Applying for admission
Applications for entry into a research degree will be accepted all year round.
Applying for entry is a process that requires some time and preparation.
You need to take these steps to apply:
1. Check that you are academically qualified (see Admission requirements above)
2. Use our Research Supervisor Connect tool to identify research opportunities and potential supervisor(s)
3. Secure a supervisor
4. Prepare a research proposal
5. Submit your application online.
Research Supervisor Connect
Research Supervisor Connect is an online tool that enables you to match your research interest to available PhD and Masters research opportunities and supervisors at the University of Sydney.
Securing a supervisor
Contact the potential supervisor(s) you have identified using RSC to discuss your research interest. Once you have secured a supervisor for your proposed research, you are ready to progress your application.
Prepare a research proposal
The Writing a Thesis Proposal. guidelines are a good starting point for preparing to write your research proposal.
Submit your application
Once you have secured a supervisor and prepared your research proposal, you’re ready to submit your application. All applications for higher degrees by research should be lodged online. You need to:
• Click on the PhD by subject area above
• Select the degree you wish to apply for
• Then click on the apply button on the right hand panel to begin your application. Applications are accepted all year round.
Tracking your application
After submitting your application, you should receive a confirmation email along with your personal application number. (If you haven't received this, you should first check your email junk folder.)

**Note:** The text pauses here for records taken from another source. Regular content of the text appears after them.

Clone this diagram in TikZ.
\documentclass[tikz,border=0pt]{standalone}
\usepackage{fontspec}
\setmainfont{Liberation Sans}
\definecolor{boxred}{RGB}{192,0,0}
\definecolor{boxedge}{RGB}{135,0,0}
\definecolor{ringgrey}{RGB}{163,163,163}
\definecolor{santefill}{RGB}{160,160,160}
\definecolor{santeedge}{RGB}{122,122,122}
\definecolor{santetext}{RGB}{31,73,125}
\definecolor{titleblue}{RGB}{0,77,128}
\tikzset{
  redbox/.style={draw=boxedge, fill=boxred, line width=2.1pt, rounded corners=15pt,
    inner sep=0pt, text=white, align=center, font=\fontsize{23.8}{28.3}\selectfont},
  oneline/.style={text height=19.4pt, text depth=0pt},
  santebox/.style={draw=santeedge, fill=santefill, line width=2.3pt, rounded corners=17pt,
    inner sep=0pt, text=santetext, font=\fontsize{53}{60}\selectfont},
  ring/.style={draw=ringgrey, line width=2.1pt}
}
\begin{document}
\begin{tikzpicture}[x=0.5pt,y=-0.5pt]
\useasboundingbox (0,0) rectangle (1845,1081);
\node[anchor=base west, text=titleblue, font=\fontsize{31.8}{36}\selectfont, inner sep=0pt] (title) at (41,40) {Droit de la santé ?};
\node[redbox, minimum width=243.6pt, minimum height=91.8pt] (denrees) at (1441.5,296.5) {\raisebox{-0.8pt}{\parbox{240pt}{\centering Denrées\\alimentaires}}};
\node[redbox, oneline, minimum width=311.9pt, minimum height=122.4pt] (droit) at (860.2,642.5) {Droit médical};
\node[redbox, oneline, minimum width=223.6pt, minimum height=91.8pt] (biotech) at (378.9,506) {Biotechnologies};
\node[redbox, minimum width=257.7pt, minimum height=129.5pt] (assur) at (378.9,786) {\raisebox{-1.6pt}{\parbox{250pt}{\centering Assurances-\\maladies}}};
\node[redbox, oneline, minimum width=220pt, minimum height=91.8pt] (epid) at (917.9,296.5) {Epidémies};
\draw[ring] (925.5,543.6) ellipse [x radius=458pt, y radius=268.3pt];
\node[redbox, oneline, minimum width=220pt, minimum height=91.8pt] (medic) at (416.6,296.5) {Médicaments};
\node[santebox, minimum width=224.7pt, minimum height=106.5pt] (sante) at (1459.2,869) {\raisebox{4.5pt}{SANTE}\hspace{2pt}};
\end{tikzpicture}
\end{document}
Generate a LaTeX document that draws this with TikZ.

Once you have your personal application ID number and your password, you can access and track your application online.
If you are a domestic student and have any queries about the application process, please call (02) 8627 8666 (9am-5pm AEST) or email email@example.com.
If you are an international applicant, please call 61 2 86278300 (9am-5pm AEST) or email firstname.lastname@example.org.
If you experience any technical issues, please contact the Student Systems Support on 1300 362 006
Additional Information for International Applicants
1. Direct application to the International Student Office at the University
To make a direct application to the University of Sydney you should:
1. download and print either the international postgraduate research application form.
2. fill out the application form by following the instructions on the making an application page
3. attach all necessary documents (including original or certified copies of academic transcripts, English language tests results and any other supporting documents), and
4. forward all documents to:
International Student Office
Jane Foss Russell Building G02
The University of Sydney
Please use the menu on the left to check information about application dates, entry requirements and what happens next.
2. Application through a University representative (agent)
You may make your application through one of our University of Sydney representatives, either in Australia or in another country.
This may be helpful to you if:
• you need advice about living in Australia
• you need assistance with completing documentation required by the University or the Australian Department of Immigration, or
• you need a reliable point of contact for communication with the University.
The University of Sydney has a global network of agent representatives.
Please note that some representatives may charge a fee for their services.